Another 25 were rescued by fishermen near Saint-Louis.
According to reports from survivors, the majority drowned when
the boat turned over twice, while others died of hunger and thirst
while waiting to be rescued. It was their second attempt, as bad
weather had forced them to return to Senegal at the beginning
of the month.
Official sources calculate that more than 30,000 people arrived
in the Canary Islands in 2006 from Senegal, Gambia, Guinea Bissau,
Cabo Verde, Mauritania and Morocco.
According to newspapers reports, more than 5,000 Senegalese
have been repatriated during that time. The journey from Senegal
is extremely hazardous, not only because of the effects of the
weather on such small crowded boats but also as a result of the
activities of the newly established Operation Frontexa
joint initiative between the Spanish Civil Guards and the Senegalese
Navy, which hunts illegal immigrants in order to return them to
their country of origin.

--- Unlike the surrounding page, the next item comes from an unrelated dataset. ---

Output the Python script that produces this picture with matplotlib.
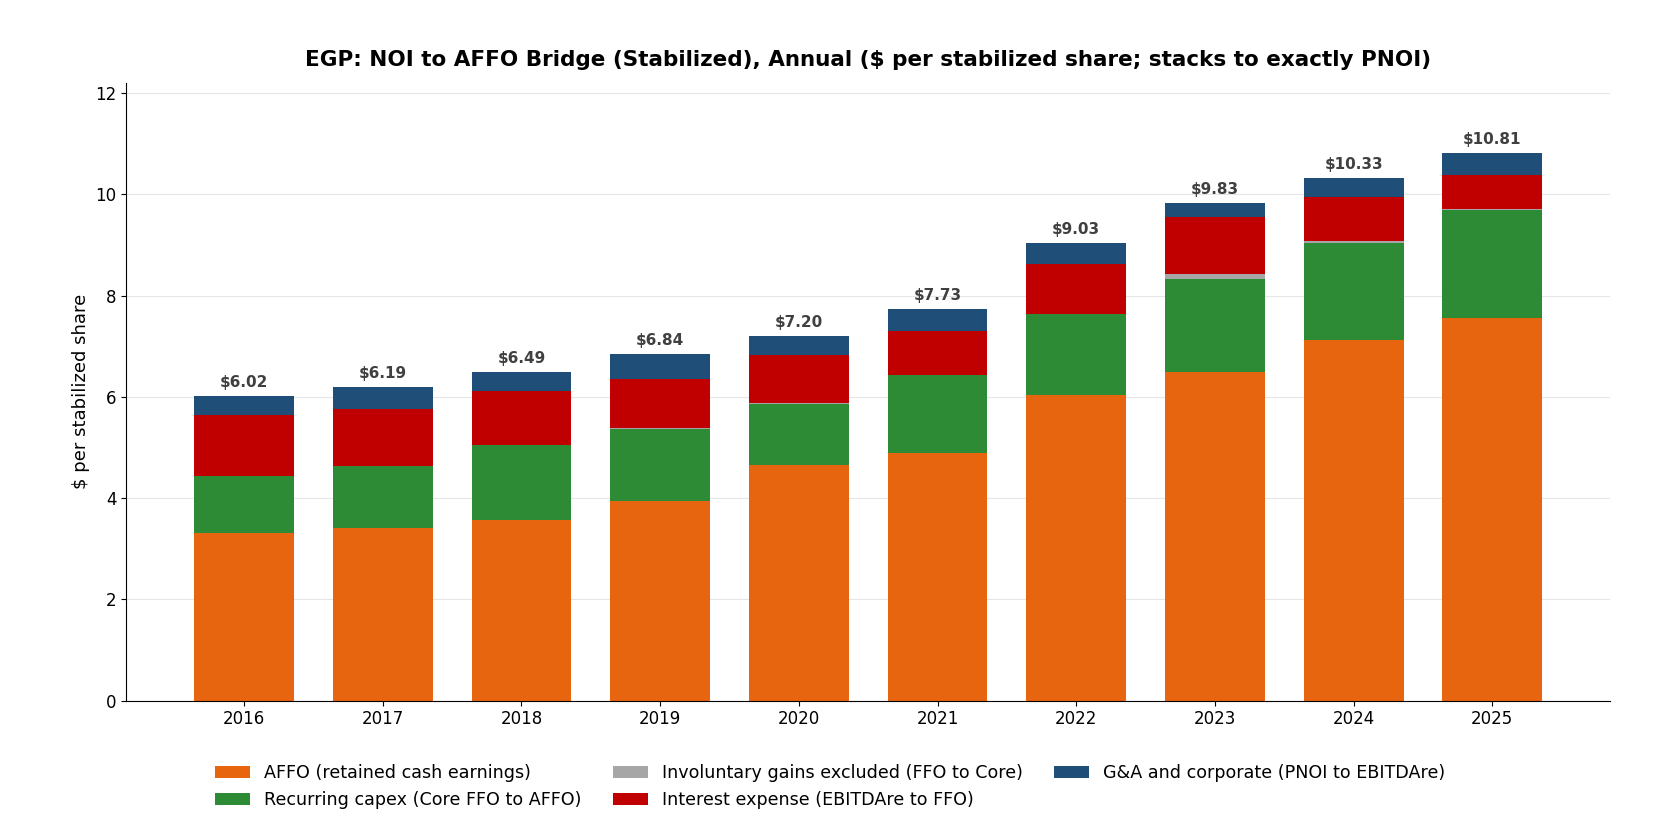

This cooperation has intercepted a dozen
or so boats with about 600 people.
Frontex is a European Union agency that began its operations
in October 2005. Officially, it is called the European Agency
for the Management of Operational Cooperation at the External
Borders of the Member States of the European Union. It
has its headquarters in Warsaw, Poland, and ironically runs under
the motto: Libertas, Securitas, Justitia.
The seas separating Europe from Africa are being turned into
a mass grave of the unidentified immigrant. Hundreds
and thousands of men, women and children perish in an attempt
to eke a more tolerable life for themselves and their families
abroad. They are dying as a result of the policies of the richer
countries, which send their armed forces to hunt them down.
The death toll is reaching unprecedented and intolerable heights.
A brief look at newspaper reports shows that in 2006 alone nearly
600 people were reported dead and nearly 300 disappeared. These
figures are conservative, as they are based on those cases in
which the boats actually capsize or survivors give witness accounts;
they do not include incidents where nobody finds out until decaying
corpses suddenly appear on beaches all over the coast.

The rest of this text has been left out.